Lucy's Friendly Foods

Muffins are so adaptable and make great portable food. This version was made with Big S in mind, since she loves a zing to her food. My version is topped with a lemon syrup but equally you could add a lemony water icing  if preferred.

Lemon Poppyseed Muffins (dairy-free, egg-free, nut-free, sesame-free, vegetarian and vegan) warning: contains soya and gluten

makes 12

  • 2 cups plain flour
  • 2/3rds cup sugar
  • 1 tbsp baking powder
  • 1/4 tsp salt
  • 1/2 cup dairy-free spread, melted
  • 2/3rds cup oat or soya milk
  • 1 cup soya yogurt
  • zest and juice of 2 lemons
  • 3 tbsps poppyseeds

for the lemon syrup

  • juice of 1 lemon
  • 2 tbsps caster sugar

– Preheat the oven to 190 Degrees Centigrade/Gas Mark 5

– Line a muffin pan

– In a bowl mix together the oat milk, soya yogurt, vanilla and melted dairy-free spread. Set aside.

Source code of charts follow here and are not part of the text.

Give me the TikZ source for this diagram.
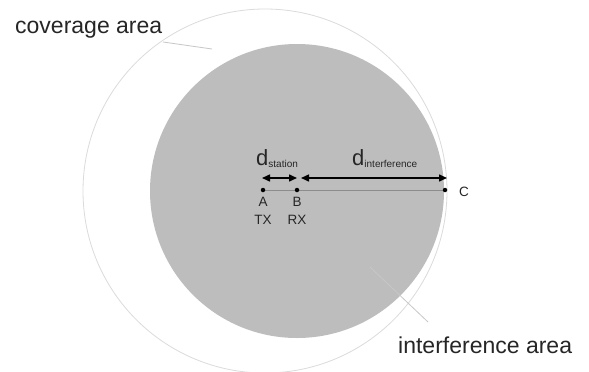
\documentclass[tikz,border=0pt]{standalone}
\usepackage{fontspec}
\setmainfont{Liberation Sans}
\usetikzlibrary{arrows.meta}
\pgfdeclarelayer{under}
\pgfsetlayers{under,main}
\begin{document}
\begin{tikzpicture}[x=1pt,y=-1pt,
  dot/.style={circle,fill=black,inner sep=0pt,minimum size=4.5pt},
  lbl/.style={font=\fontsize{13.5}{13.5}\selectfont,inner sep=0pt,text=black!85},
  big/.style={font=\fontsize{23}{24}\selectfont,inner sep=0pt,text=black!85},
  leader/.style={draw=black!22,line width=0.8pt},
  dimline/.style={{Triangle[length=8pt,width=7pt]}-{Triangle[length=8pt,width=7pt]},line width=1.5pt,shorten <=0pt,shorten >=0pt}]
\useasboundingbox (0,0) rectangle (589,372);
\begin{pgfonlayer}{under}
\fill[white] (0,0) rectangle (589,372);
% areas
\draw[black!14,line width=0.8pt] (265,191) circle[radius=182];
\fill[black!26] (297,191) circle[radius=147];
\end{pgfonlayer}
% labels of the areas
\node[big,anchor=base west] (cov) at (15,33) {coverage area};
\node[big,anchor=base west] (intf) at (398,353) {interference area};
\coordinate (covend) at (212,49);
\coordinate (intfstart) at (370,267);
\draw[leader] (163,42) -- (covend);
\draw[leader] (intfstart) -- (428,322);
% stations
\node[dot] (a) at (263,190) {};
\node[dot] (b) at (297,190) {};
\node[dot] (c) at (445,190) {};
\begin{pgfonlayer}{under}
\draw[black!45,line width=0.6pt] (a.center) -- (c.center);
\end{pgfonlayer}
\node[lbl,anchor=center] (al) at (263,202) {A};
\node[lbl,anchor=center] (atx) at (263,220) {TX};
\node[lbl,anchor=center] (bl) at (297,202) {B};
\node[lbl,anchor=center] (brx) at (297,220) {RX};
\node[lbl,anchor=center] (cl) at (464,192) {C};
% dimension arrows
\coordinate (a1) at (262,178);
\coordinate (b1) at (297,178);
\coordinate (b2) at (301,178);
\coordinate (c1) at (447,178);
\draw[dimline] (a1) -- (b1);
\draw[dimline] (b2) -- (c1);
\node[inner sep=0pt,anchor=base west,text=black!85] (dst) at (256,165)
  {{\fontsize{22}{22}\selectfont d}\raisebox{-2pt}{\fontsize{10}{10}\selectfont station}};
\node[inner sep=0pt,anchor=base west,text=black!85] (dint) at (352,165)
  {{\fontsize{22}{22}\selectfont d}\raisebox{-2pt}{\fontsize{10}{10}\selectfont interference}};
\end{tikzpicture}
\end{document}
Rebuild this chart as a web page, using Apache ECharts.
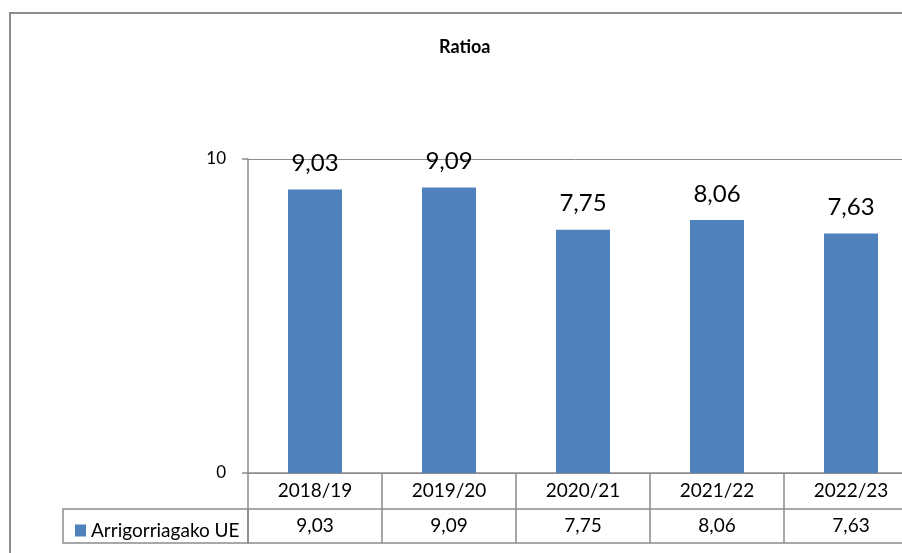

– Sift together the flour, baking powder and salt. Stir in the sugar.

– Make a well in the centre and pour in the wet ingredients. Mix until combined (make sure you don’t over mix).

– Gently stir in the lemon juice, zest and poppy seeds.

– 2/3rds fill each muffin liner.

– Bake for 20-25 minutes, until golden on top and a knife comes out clean.

– Cool on a wire rack.

– Make the syrup by bringing the lemon juice and sugar to the boil. Boil frantically for a couple of minutes until reduced.

– Spoon over the muffins and leave to cool

– Dust with icing sugar before serving.